ROXANA – Speakers at a public hearing Thursday raised questions about the school district's plan to sell $9.5 million in working cash bonds to renovate buildings.
Superintendent Debra Kreutztrager said proceeds from the bond sale would be used for air-conditioning at the junior/senior high school, adding a gymnasium, adding pre-kindergarten and elementary classrooms, improving drainage at the junior/senior high parking lot, covering walkways to classes at the junior/senior high and eliminating portable classrooms, among other projects.
Kreutztrager said temperatures sometimes hit 90 degrees in classrooms at the junior/senior high school. Elementary students have to wait to use the district's two gymnasiums.
“It's time to address getting all of our kids the best learning environment possible,” she said.
The district's tax rate of $3.88 per $100 equalized assessed valuation is the lowest in Madison County, Director of Business Management Chris Hagen said. The bond issue would cost the owner of a $100,000 home $10 to $50 more per year in property taxes, depending on the repayment schedule. Hagen said now is a good time to borrow because interest rates are expected to increase in the next six months.
About 30 people attended the hearing, and four of the five speakers asked the district to reconsider the plan.
Jeremy Plank said the district shouldn't be borrowing when its revenues are up. He cited the Edwardsville School District's problems asking voters for more money after the district borrowed to fund facility projects.
“To take on additional debt... should be one of the last options considered given the fund balance of the district,” Plank said.
Madison County Board member Mick Madison, who represents part of the school district, said legal notices advertising the bond issue didn't include the word “Roxana.”
“It sure gives the appearance you were trying to slide this bond issue through without anyone noticing,” he said.
Madison said the public should vote on issuing new debt.

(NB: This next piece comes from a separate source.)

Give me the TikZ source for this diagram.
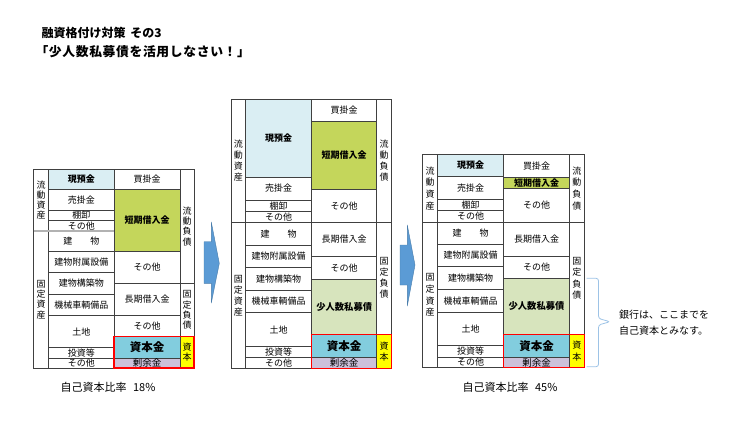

“We should all have a say in what we get to do with that money,” he said.
Melissa Erker, a spokeswoman for WRB Refinery, which provides 74 percent of the district's property tax revenue, said working cash funds are typically not used for capital projects. The Madison County Board of Review increased the refinery's assessed value to $441 million after an expansion project.
“We would ask that the board think about this … and change the process so it's open to the public,” Erker said.
An employee of the Edwardsville School District said residents should trust the school board to take the best course of action based on research.
“It is so important for our young people,” she said. “We need good schools.”
Board member Steve Palen said the board will consider publishing new ads with clearer wording. The district has no control over the wording of legal notices.
The board will not vote on the bond issue until its March meeting.